Directed by James Westby. Starring Melik Malkasian, Tyler Gannon. (2006, NR, 78 min.)
REVIEWED By Toddy Burton, Fri., April 28, 2006
Movies are the perfect sport for the emotionally vulnerable or socially inept. They provide the most accessible (and legal) way to escape your problems. Movie obsession seems, therefore, a ripe and relevant storytelling framework. But Film Geek swallows this concept and chokes on the meal. Instead of offering any insight or (dare I dream?) entertainment, Film Geek presents a socially retarded main character stumbling through a dimwitted plot with a series of painfully unfunny nonjokes. Writer-director Westby refers to this film as his most personal. He must really not like himself. Shot for what looks like the price of a DV tape, the movie quickly offends any true film geek. Malkasian stars as Scotty Pelk, a bug-eyed, video-store clerk with the demeanor of a space alien and the social graces of a robot on methamphetamines.

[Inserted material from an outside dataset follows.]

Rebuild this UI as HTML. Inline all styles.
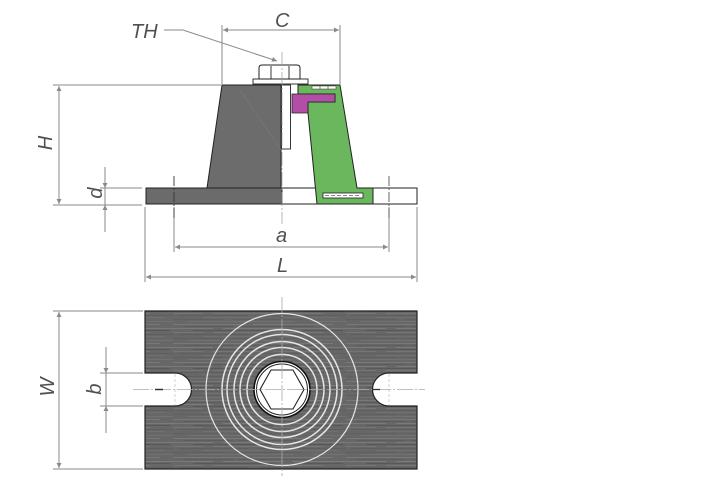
<!DOCTYPE html>
<html><head><meta charset="utf-8"><style>
html,body{margin:0;padding:0;background:#fff;}
svg{display:block;}
text{font-family:"Liberation Sans",sans-serif;font-style:italic;fill:#505050;}
</style></head><body>
<svg width="708" height="480" viewBox="0 0 708 480" xmlns="http://www.w3.org/2000/svg">
<defs>
<marker id="ar" viewBox="0 0 10 10" refX="10" refY="5" markerWidth="7" markerHeight="5" orient="auto-start-reverse" markerUnits="userSpaceOnUse">
<path d="M0,0 L10,5 L0,10 z" fill="#8a8a8a"/>
</marker>
<pattern id="brush" width="173" height="19" patternUnits="userSpaceOnUse">
<rect width="173" height="19" fill="#676767"/>
<path d="M0,1.5H70 M80,1.5H160" stroke="#7e7e7e" stroke-width="0.8"/>
<path d="M10,3.5H60 M65,3.5H140" stroke="#5a5a5a" stroke-width="0.8"/>
<path d="M0,5.5H40 M50,5.5H110 M120,5.5H173" stroke="#808080" stroke-width="0.7"/>
<path d="M20,7.5H100 M130,7.5H170" stroke="#585858" stroke-width="0.9"/>
<path d="M0,9.5H30 M40,9.5H95 M100,9.5H150" stroke="#7a7a7a" stroke-width="0.7"/>
<path d="M5,11.5H75 M85,11.5H173" stroke="#5c5c5c" stroke-width="0.8"/>
<path d="M30,13.5H90 M110,13.5H165" stroke="#787878" stroke-width="0.6"/>
<path d="M0,15.5H50 M60,15.5H130" stroke="#5e5e5e" stroke-width="0.7"/>
<path d="M15,17.5H120 M140,17.5H173" stroke="#7c7c7c" stroke-width="0.6"/>
</pattern>
</defs>

<!-- ===== SIDE VIEW ===== -->
<g stroke="#8a8a8a" stroke-width="1" fill="none">
  <line x1="222" y1="25" x2="222" y2="84"/>
  <line x1="340" y1="25" x2="340" y2="84"/>
  <line x1="223" y1="30" x2="339" y2="30" marker-start="url(#ar)" marker-end="url(#ar)"/>
  <polyline points="164,30 183,30 277,61" marker-end="url(#ar)"/>
  <line x1="53" y1="85" x2="221" y2="85"/>
  <line x1="53" y1="205" x2="142" y2="205"/>
  <line x1="59" y1="86" x2="59" y2="204" marker-start="url(#ar)" marker-end="url(#ar)"/>
  <line x1="100" y1="188" x2="142" y2="188"/>
  <line x1="105" y1="167" x2="105" y2="188" marker-end="url(#ar)"/>
  <line x1="105" y1="232" x2="105" y2="205" marker-end="url(#ar)"/>
  <line x1="105" y1="188" x2="105" y2="205"/>
  <line x1="174" y1="207" x2="174" y2="252"/>
  <line x1="389" y1="207" x2="389" y2="252"/>
  <line x1="175" y1="247" x2="388" y2="247" marker-start="url(#ar)" marker-end="url(#ar)"/>
  <line x1="145" y1="207" x2="145" y2="282"/>
  <line x1="417" y1="207" x2="417" y2="282"/>
  <line x1="146" y1="277" x2="416" y2="277" marker-start="url(#ar)" marker-end="url(#ar)"/>
</g>

<rect x="146" y="188" width="136" height="16" fill="#6b6b6b" stroke="#222" stroke-width="1"/>
<rect x="282" y="188" width="135" height="16" fill="#fff" stroke="#222" stroke-width="1"/>
<polygon points="222,85 281,85 281,188 207,188" fill="#6c6c6c" stroke="#222" stroke-width="1"/>
<line x1="240" y1="90" x2="281" y2="150" stroke="#7a7a7a" stroke-width="0.6"/>
<polygon points="298,85 340,85 357,188 373,188 373,204 317,204 308,113 308,102 335,102 335,94 298,94" fill="#6bb75d" stroke="#222" stroke-width="1"/>
<polygon points="292,94 335,94 335,102 308,102 308,113 292,113" fill="#b24ea5" stroke="#222" stroke-width="0.8"/>
<rect x="312" y="86" width="24" height="3" fill="#fff" stroke="#333" stroke-width="0.5"/>
<line x1="320" y1="86" x2="320" y2="89" stroke="#333" stroke-width="0.6"/>
<line x1="328" y1="86" x2="328" y2="89" stroke="#333" stroke-width="0.6"/>
<rect x="323" y="193" width="40" height="5" fill="#fff" stroke="#222" stroke-width="0.8"/>
<line x1="325" y1="195.5" x2="361" y2="195.5" stroke="#888" stroke-width="1" stroke-dasharray="4,2"/>
<rect x="281.5" y="85" width="9" height="64" fill="#fff" stroke="#222" stroke-width="0.9"/>
<rect x="253" y="79" width="55" height="5" fill="#fff" stroke="#222" stroke-width="0.9"/>
<path d="M259,79 V68 Q259,65 262,65 H297 Q300,65 300,68 V79 Z" fill="#fff" stroke="#222" stroke-width="1"/>
<line x1="271" y1="66" x2="271" y2="79" stroke="#222" stroke-width="0.9"/>
<line x1="289" y1="66" x2="289" y2="79" stroke="#222" stroke-width="0.9"/>
<line x1="282" y1="52" x2="282" y2="224" stroke="#999" stroke-width="0.7" stroke-dasharray="14,2,2,2"/>
<line x1="174" y1="176" x2="174" y2="220" stroke="#333" stroke-width="0.9" stroke-dasharray="10,2,2,2"/>
<line x1="389" y1="176" x2="389" y2="220" stroke="#555" stroke-width="0.9" stroke-dasharray="10,2,2,2"/>

<text x="131" y="38" font-size="20">TH</text>
<text x="275" y="27" font-size="20">C</text>
<text x="276" y="242" font-size="20">a</text>
<text x="277" y="272" font-size="20">L</text>
<text transform="translate(52,143) rotate(-90)" font-size="20" text-anchor="middle">H</text>
<text transform="translate(102,193) rotate(-90)" font-size="20" text-anchor="middle">d</text>

<!-- ===== TOP VIEW ===== -->
<g stroke="#8a8a8a" stroke-width="1" fill="none">
  <line x1="53" y1="311" x2="143" y2="311"/>
  <line x1="53" y1="469" x2="143" y2="469"/>
  <line x1="59" y1="312" x2="59" y2="468" marker-start="url(#ar)" marker-end="url(#ar)"/>
  <line x1="100" y1="373" x2="143" y2="373"/>
  <line x1="100" y1="406" x2="143" y2="406"/>
  <line x1="106" y1="347" x2="106" y2="373" marker-end="url(#ar)"/>
  <line x1="106" y1="433" x2="106" y2="406" marker-end="url(#ar)"/>
  <line x1="106" y1="373" x2="106" y2="406"/>
</g>
<path d="M145,311 H417 V373 H389 A16.5,16.5 0 0 0 389,406 H417 V469 H145 V406 H175 A16.5,16.5 0 0 0 175,373 H145 Z" fill="url(#brush)" stroke="#222" stroke-width="1.2"/>
<g fill="none" stroke="#e6e6e6">
  <circle cx="282" cy="389.5" r="76" stroke-width="1.2"/>
  <circle cx="282" cy="389.5" r="60" stroke-width="1.5"/>
  <circle cx="282" cy="389.5" r="55" stroke-width="1.5"/>
  <circle cx="282" cy="389.5" r="48" stroke-width="1.5"/>
  <circle cx="282" cy="389.5" r="42" stroke-width="1.5"/>
  <circle cx="282" cy="389.5" r="35" stroke-width="1.5"/>
</g>
<circle cx="282" cy="389.5" r="28" fill="#fff" stroke="#111" stroke-width="1.6"/>
<circle cx="282" cy="389.5" r="25.5" fill="#fff" stroke="#222" stroke-width="1"/>
<polygon points="260,389.5 271,370 293,370 304,389.5 293,409 271,409" fill="#fff" stroke="#222" stroke-width="1.1"/>
<line x1="133" y1="389.5" x2="425" y2="389.5" stroke="#aaa" stroke-width="0.8" stroke-dasharray="16,2,2,2"/>
<line x1="282" y1="297" x2="282" y2="476" stroke="#aaa" stroke-width="0.8" stroke-dasharray="16,2,2,2"/>
<line x1="155" y1="389.5" x2="163" y2="389.5" stroke="#333" stroke-width="1.5"/>
<line x1="175" y1="374" x2="175" y2="405" stroke="#bbb" stroke-width="0.7" stroke-dasharray="3,2"/>
<line x1="389" y1="374" x2="389" y2="405" stroke="#bbb" stroke-width="0.7" stroke-dasharray="3,2"/>
<line x1="372" y1="389.5" x2="380" y2="389.5" stroke="#333" stroke-width="1.3"/>

<text transform="translate(54,387) rotate(-90)" font-size="20" text-anchor="middle">W</text>
<text transform="translate(101,389) rotate(-90)" font-size="20" text-anchor="middle">b</text>
</svg>
</body></html>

Oh, and he can’t talk about anything except movies and how much he loves them. His encounter with a customer who prefers the nonletterboxed version of Starship Troopers sends him into an aggressive frenzy. After getting fired from his job, he meets Niko (Gannon), a hip and sexy artist who inexplicably takes a brief liking to our annoying hero. Unfolding like a roll of toilet paper, the thin plot consists primarily of watching Scotty annoy people (namely the audience). Movies give us friends and stories and jokes. They raise our blood pressure and our understanding of the world. And what do movies do for Scotty Pelk? Nothing. His understanding of the world equals that of someone who grew up in a closet. Scotty rambles endlessly about the “awesomeness” of Wong Kar-Wai, Martin Scorsese, and Krzysztof Kieslowski (to name a few). But he doesn’t absorb anything of substance from the movies he holds so dear. Westby seems to think that film fanaticism begins and ends with lists of names. Good movies are awesome, yes, but not just because they’re awesome. Movies inspire something real in our bodies, our minds, and our spirits. Unfortunately, this portrayal of a two-dimensional character with an annoyingly vacuous obsession is almost enough to dissuade anyone from ever watching another movie again, beginning with this one.